Jennifer Robinson, a long-time advocate for the independence movement in the Indonesian province, said Mr O’Neill’s change of heart on the human rights abuses in the province was a huge development.
“This is a very big turnaround – to go from trying to shut down the raising of the West Papuan flag (in 2013) to speak openly about supporting West Papuan’s oppression and the oppression of Melanesians in West Papua,” she said.
“This is a really big development and I think it’s a testament to the ongoing campaign and a testament to the strength of the movement and the support on the ground within the population of Papua New Guinea.”
She said relations with Indonesia had previously meant the government in PNG remained silent on human rights issues in West Papua, despite vocal support from other Melanesian leaders including in Vanuatu.
“As we saw in Vanuatu, there’s been vocal criticism by local voters in response to government’s failure to raise West Papua within the Melanesian region and I think Papua New Guinea and the prime minister is perhaps starting to feel that democratic pressure as we see the greater penetration of social media and more people talking about this issue,” Ms Robinson said.
“It’s a very welcome development and one that’s been a long time coming.”
I think they’ll be very concerned and they ought to be: this shows that Indonesia cannot keep a lid on the West Papuan movement for independence and their claim for self-determination. Human rights lawyer, Jennifer Robinson
The United Liberation Movement for West Papua (ULMWP), headed by exiled independence activist Benny Wenda, applied for membership of the Melanesian Spearhead Group earlier this week.
The group consists of the Melanesian countries of Fiji, PNG, Solomon Islands, Vanuatu and a group representing the indigenous Kanak people in New Caledonia.
Ms Robinson said there had been reports Indonesia had set up a task force to investigate membership application.
“I think they’ll be very concerned and they ought to be: this shows that Indonesia cannot keep a lid on the West Papuan movement for independence and their claim for self-determination,” Ms Robinson said.
“(Indonesian president Joko Widodo) has come into power and promised a change for West Papua but what we’re seeing is status quo.
“Melanesian leadership is starting to see that there isn’t going to be a change and are standing up. It’s time Indonesia actually puts this on the table and starts talking about how to find a dignified response to this problem,” she said.
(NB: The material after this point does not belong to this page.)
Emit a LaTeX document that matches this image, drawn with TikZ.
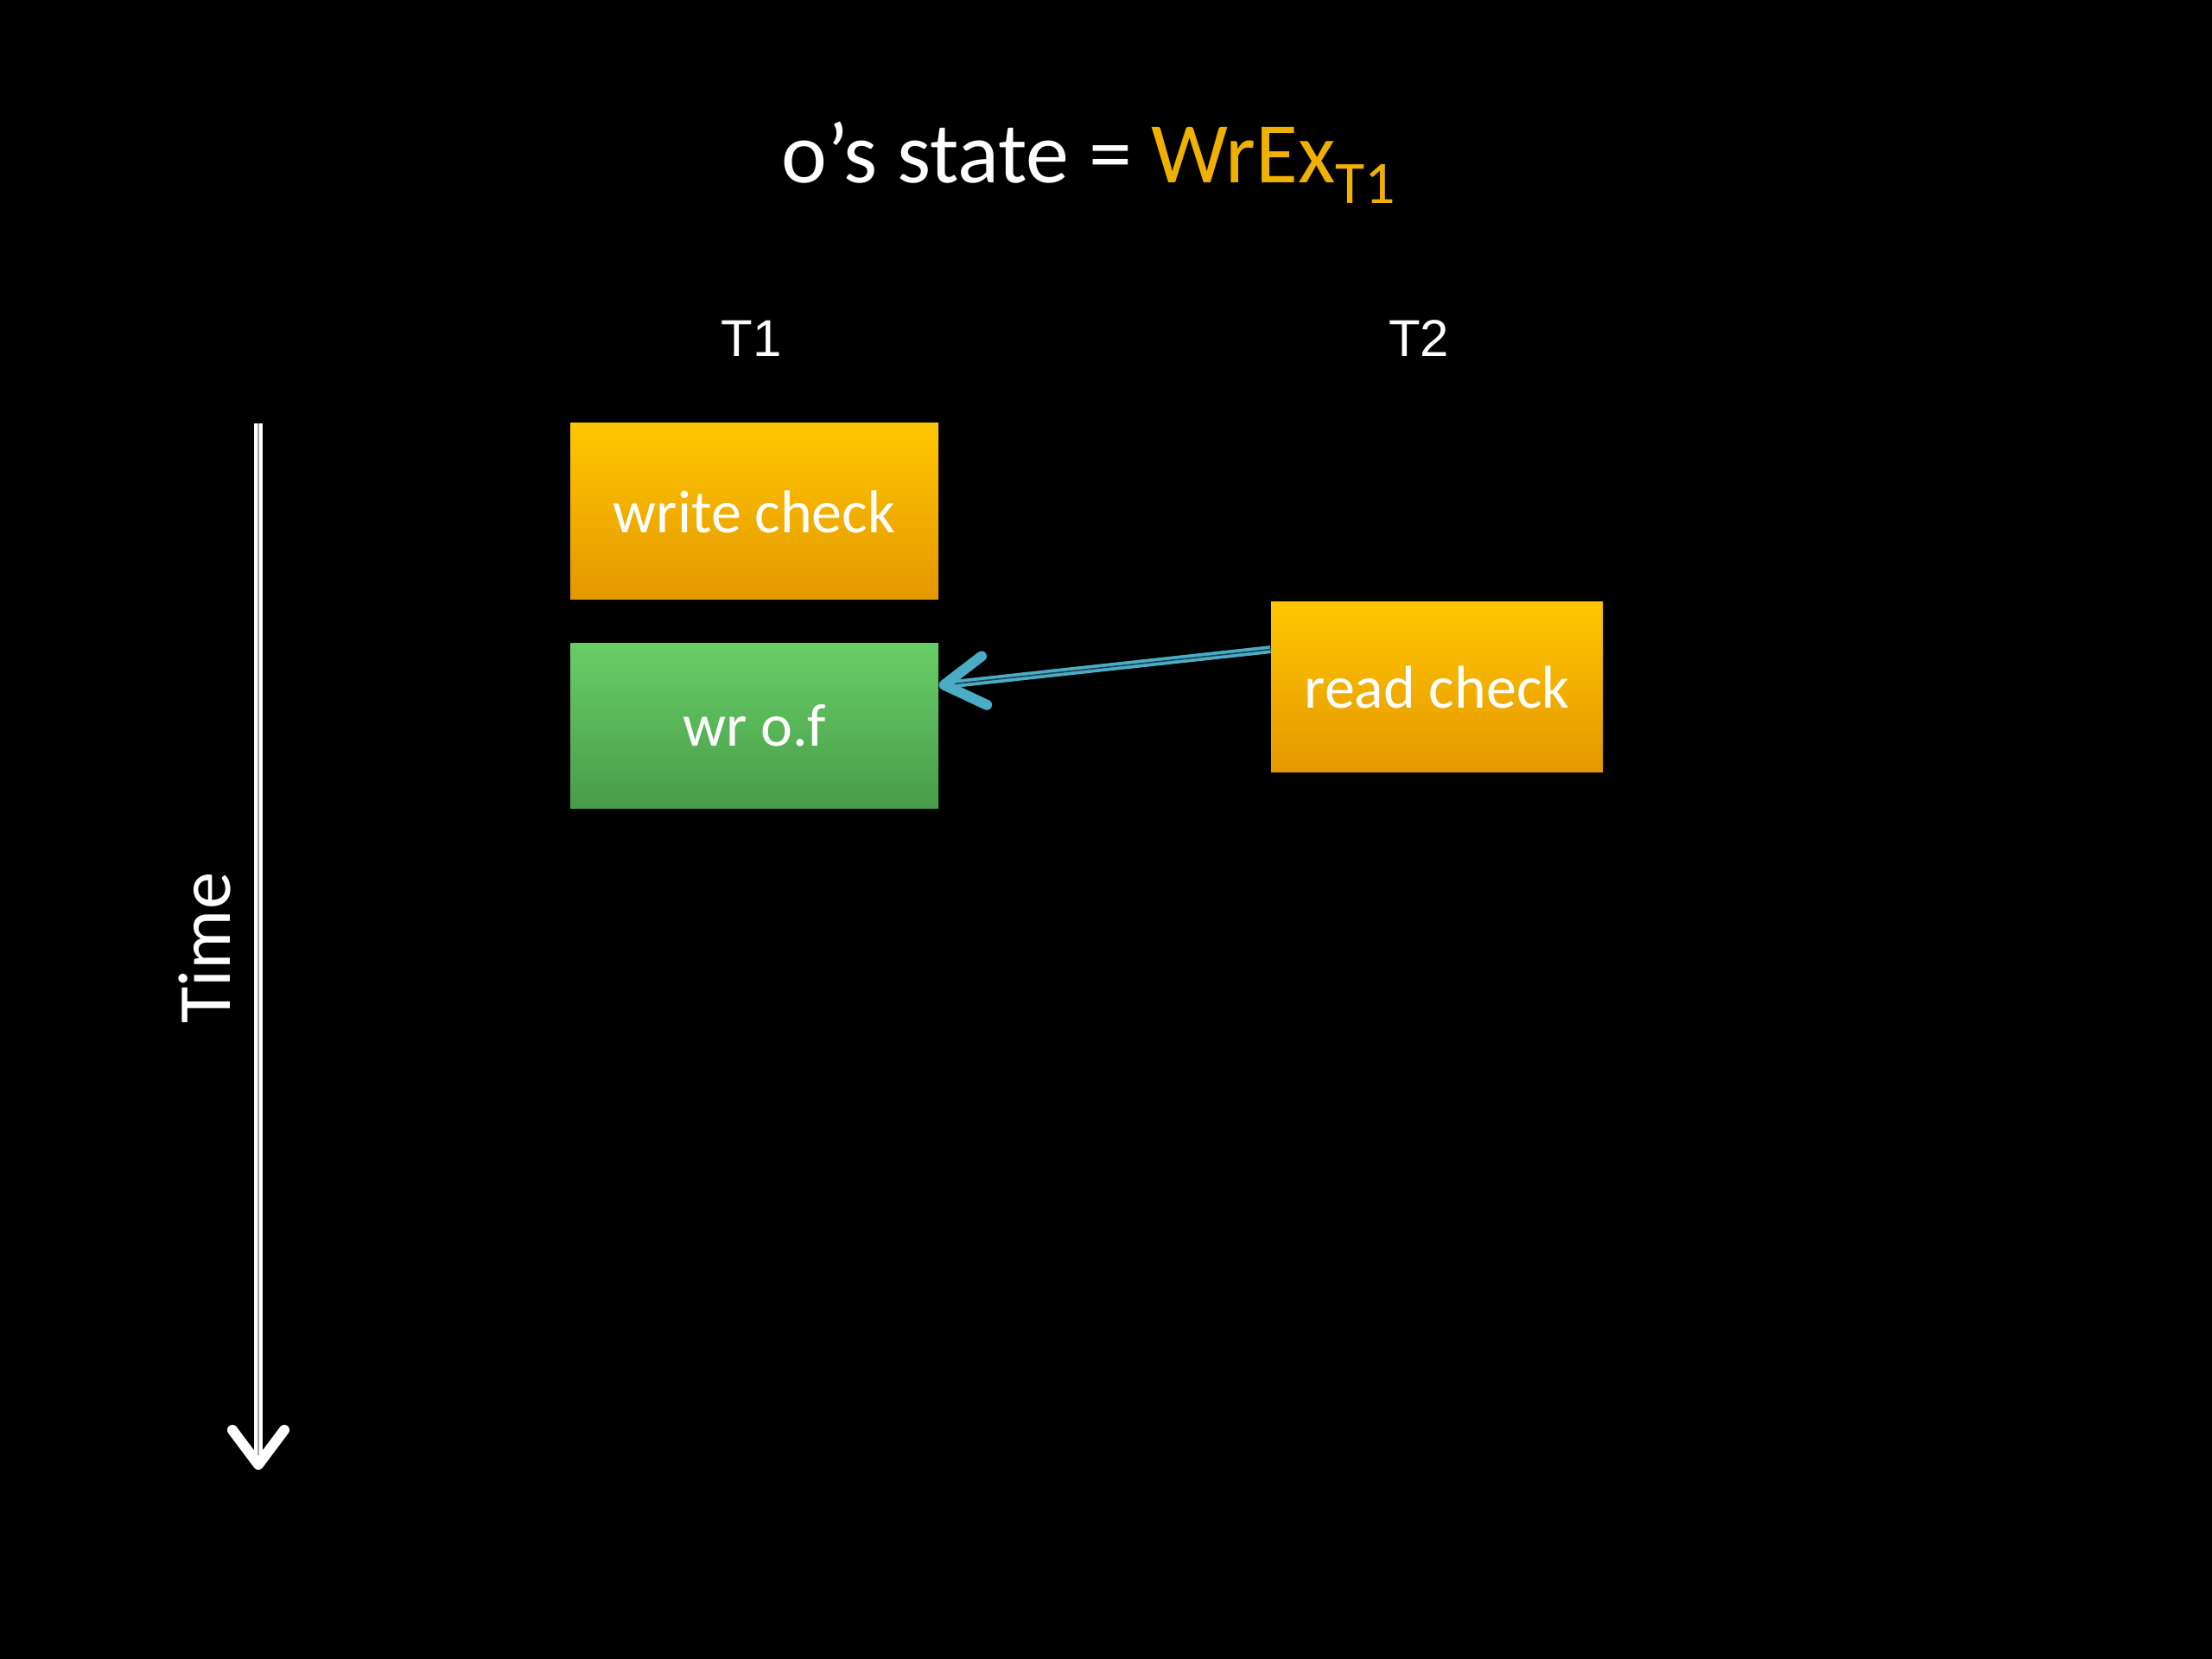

The head of Indonesia’s National Commission of Human Rights, Hafid Abbas, said Indonesia did not want to create a diplomatic problem with its neighbour, but said he hoped Indonesia’s leaders would ask PNG for clarification on Mr O’Neill’s comments.
“PNG is our neighbour, we should… cooperate in all aspects of our development. I hope that president Joko Widodo and vice president (Jusuf) Kalla and foreign minister Retno (Marsudi) will visit Papua New Guinea to make clarification because as a neighbour we have to feel a much stronger confidence to intervene in our internal issue,” he said.
He said Indonesia was only a new democracy, having ousted an authoritarian regime just 16 years ago, and said it had a “great commitment to promote human rights”.